··· Records for the task ···
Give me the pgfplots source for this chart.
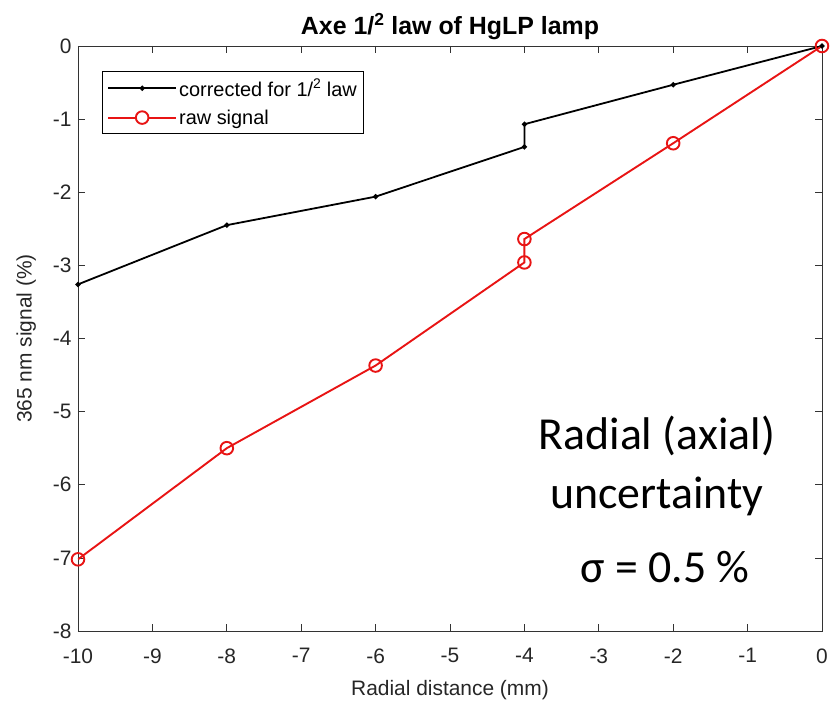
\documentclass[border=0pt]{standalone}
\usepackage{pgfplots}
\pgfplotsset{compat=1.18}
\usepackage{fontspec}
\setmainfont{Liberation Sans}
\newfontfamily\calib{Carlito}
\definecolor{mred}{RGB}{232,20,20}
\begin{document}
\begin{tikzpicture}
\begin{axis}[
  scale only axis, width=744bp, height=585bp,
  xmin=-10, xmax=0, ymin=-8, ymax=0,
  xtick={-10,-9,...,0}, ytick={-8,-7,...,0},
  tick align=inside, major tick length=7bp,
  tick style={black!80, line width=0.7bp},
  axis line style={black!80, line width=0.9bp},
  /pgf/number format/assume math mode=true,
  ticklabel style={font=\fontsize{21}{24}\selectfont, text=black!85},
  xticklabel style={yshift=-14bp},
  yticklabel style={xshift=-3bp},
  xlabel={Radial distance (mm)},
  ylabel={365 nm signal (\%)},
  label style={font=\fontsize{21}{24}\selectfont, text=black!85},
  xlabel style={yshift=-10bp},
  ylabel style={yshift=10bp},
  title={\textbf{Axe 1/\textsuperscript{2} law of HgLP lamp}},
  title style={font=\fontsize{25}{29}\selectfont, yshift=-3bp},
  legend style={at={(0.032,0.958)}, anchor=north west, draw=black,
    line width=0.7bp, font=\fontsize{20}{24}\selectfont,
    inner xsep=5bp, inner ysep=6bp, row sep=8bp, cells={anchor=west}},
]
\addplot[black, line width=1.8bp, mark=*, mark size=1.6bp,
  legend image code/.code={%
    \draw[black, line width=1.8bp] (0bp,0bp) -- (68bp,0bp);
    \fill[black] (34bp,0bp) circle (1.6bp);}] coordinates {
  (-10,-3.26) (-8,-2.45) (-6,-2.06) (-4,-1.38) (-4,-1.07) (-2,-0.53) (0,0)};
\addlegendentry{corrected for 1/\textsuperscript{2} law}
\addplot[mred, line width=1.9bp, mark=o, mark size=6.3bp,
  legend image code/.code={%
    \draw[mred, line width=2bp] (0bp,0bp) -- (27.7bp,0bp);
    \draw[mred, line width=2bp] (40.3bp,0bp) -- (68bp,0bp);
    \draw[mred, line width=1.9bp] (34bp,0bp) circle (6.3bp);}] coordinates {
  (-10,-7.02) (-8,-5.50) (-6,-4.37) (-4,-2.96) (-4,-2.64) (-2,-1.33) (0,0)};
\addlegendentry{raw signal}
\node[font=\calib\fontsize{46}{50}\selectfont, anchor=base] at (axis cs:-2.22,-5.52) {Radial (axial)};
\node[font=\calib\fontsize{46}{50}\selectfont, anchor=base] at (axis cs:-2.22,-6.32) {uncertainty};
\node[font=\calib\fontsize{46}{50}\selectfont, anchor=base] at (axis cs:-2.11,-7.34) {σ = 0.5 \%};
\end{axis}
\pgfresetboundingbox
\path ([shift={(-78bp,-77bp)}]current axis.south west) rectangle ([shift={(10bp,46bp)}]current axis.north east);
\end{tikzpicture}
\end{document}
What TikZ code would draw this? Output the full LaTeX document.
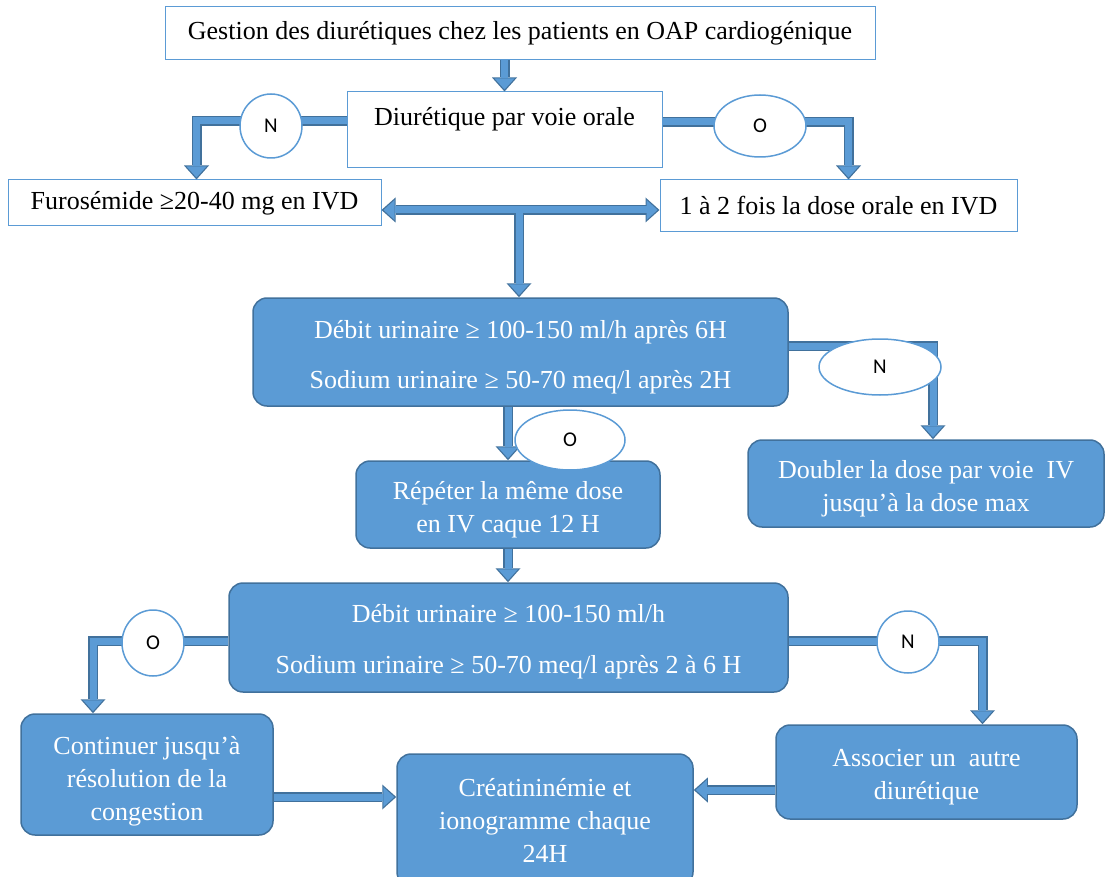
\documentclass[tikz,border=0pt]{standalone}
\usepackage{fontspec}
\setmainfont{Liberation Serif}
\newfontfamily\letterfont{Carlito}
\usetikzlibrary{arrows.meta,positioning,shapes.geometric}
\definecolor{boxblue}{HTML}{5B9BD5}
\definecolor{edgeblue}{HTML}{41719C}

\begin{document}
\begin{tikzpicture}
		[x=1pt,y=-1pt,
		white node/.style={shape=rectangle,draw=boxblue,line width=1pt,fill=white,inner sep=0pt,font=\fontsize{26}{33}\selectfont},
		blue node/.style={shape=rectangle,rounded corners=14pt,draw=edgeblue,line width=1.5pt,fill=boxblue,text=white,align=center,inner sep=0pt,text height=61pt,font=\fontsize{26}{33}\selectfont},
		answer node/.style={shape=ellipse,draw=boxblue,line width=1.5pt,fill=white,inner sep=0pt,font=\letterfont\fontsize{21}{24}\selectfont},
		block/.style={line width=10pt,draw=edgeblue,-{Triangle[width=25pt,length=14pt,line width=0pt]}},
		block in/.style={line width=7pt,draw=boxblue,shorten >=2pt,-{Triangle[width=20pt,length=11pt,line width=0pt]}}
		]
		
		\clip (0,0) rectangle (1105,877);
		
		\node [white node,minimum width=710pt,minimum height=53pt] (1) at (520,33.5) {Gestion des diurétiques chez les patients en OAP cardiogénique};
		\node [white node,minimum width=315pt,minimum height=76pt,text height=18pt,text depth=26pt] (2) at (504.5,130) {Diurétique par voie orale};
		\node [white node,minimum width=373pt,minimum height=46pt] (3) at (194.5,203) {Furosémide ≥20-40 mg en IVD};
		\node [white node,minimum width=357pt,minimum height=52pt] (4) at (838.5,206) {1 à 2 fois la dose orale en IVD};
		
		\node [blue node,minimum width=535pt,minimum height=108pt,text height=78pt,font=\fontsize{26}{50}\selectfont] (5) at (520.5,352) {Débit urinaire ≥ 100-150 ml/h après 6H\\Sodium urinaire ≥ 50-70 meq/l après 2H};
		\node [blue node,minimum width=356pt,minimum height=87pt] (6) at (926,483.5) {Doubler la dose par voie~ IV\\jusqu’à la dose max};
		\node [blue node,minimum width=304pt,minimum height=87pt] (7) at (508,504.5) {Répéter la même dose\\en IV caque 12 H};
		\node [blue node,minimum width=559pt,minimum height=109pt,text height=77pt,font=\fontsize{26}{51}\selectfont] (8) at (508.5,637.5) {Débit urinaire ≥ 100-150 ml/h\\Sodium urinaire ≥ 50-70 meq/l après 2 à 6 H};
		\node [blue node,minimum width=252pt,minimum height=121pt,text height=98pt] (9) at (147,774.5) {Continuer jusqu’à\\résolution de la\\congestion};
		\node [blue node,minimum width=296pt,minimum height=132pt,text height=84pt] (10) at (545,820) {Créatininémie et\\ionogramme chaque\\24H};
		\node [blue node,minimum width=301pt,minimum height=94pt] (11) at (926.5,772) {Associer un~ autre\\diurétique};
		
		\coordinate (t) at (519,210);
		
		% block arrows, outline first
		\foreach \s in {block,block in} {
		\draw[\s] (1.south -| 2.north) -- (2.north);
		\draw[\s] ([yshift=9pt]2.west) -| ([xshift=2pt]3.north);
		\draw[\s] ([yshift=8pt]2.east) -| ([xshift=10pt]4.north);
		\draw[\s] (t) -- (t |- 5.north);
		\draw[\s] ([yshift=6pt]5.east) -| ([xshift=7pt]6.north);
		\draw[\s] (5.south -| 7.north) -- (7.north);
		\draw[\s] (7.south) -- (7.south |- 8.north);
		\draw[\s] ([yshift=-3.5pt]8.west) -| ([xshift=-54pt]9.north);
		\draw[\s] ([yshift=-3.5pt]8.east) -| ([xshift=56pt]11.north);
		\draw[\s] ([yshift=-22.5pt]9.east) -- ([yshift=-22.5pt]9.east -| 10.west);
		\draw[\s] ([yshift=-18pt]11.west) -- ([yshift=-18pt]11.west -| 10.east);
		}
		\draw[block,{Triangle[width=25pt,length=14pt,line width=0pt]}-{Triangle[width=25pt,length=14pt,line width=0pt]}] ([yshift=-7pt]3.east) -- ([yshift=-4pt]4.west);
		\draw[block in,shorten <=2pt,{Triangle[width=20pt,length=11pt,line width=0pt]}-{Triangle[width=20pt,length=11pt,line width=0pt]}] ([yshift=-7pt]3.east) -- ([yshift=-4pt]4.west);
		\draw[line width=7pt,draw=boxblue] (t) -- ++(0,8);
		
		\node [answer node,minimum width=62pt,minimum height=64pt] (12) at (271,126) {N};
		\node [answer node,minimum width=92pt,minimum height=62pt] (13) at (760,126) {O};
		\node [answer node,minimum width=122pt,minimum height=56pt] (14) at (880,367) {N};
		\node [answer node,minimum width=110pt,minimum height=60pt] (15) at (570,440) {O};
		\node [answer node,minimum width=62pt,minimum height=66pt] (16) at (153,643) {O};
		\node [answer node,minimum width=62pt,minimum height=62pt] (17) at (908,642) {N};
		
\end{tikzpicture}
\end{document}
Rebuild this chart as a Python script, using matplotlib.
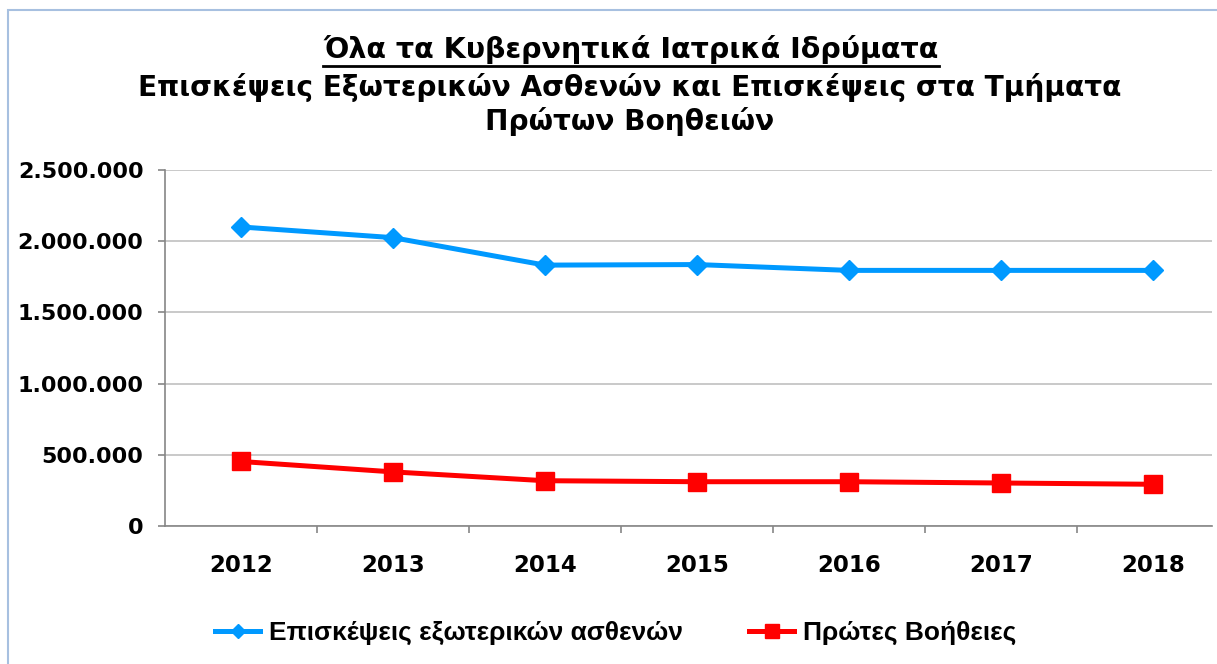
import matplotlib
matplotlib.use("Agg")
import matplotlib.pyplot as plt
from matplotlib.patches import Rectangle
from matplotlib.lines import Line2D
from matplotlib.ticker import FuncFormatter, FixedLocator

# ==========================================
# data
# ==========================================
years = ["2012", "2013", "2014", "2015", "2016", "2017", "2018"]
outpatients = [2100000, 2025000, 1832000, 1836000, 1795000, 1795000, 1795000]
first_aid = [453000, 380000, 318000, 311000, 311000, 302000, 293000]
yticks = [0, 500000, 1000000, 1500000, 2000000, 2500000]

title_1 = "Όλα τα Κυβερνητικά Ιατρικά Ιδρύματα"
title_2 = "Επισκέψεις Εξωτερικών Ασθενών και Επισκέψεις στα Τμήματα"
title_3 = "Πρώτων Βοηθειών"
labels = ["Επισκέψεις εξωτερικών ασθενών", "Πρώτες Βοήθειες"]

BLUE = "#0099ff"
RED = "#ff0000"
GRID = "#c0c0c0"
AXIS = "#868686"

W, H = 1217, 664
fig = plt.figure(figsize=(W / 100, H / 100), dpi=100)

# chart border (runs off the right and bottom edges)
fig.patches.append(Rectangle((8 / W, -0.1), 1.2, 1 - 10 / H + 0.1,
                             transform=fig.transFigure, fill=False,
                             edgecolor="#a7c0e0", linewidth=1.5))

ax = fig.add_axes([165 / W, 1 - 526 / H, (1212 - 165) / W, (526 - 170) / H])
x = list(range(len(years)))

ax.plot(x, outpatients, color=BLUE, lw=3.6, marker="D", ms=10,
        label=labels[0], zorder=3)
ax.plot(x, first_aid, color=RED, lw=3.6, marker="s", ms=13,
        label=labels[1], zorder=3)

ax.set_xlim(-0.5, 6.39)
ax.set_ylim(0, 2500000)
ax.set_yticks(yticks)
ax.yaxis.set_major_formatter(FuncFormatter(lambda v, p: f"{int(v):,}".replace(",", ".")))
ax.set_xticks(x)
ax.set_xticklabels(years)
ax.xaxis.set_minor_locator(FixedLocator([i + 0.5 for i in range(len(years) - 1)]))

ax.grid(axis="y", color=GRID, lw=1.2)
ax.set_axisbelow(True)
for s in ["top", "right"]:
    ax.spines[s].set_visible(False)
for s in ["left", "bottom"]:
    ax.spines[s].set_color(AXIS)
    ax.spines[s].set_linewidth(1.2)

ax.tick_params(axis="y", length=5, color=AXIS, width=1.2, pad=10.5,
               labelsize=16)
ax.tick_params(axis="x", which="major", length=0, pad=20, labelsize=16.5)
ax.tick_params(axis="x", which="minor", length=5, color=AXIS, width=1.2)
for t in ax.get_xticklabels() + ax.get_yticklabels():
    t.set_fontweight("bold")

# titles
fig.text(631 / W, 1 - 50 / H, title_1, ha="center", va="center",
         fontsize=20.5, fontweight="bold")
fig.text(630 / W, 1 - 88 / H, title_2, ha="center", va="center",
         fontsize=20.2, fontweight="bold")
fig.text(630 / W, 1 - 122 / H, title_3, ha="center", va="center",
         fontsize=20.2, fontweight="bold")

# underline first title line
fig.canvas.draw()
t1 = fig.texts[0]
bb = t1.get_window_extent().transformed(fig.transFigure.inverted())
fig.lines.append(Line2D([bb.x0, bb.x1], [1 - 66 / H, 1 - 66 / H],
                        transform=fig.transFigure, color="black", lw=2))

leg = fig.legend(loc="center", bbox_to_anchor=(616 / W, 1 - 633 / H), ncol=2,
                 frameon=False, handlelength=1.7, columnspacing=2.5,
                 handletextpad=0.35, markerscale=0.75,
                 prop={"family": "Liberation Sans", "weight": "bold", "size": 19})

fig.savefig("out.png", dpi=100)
···
Exercise description =
State the number of lines in these entries that include the string "this". Provide nothing beyond that number.

Complete response =
3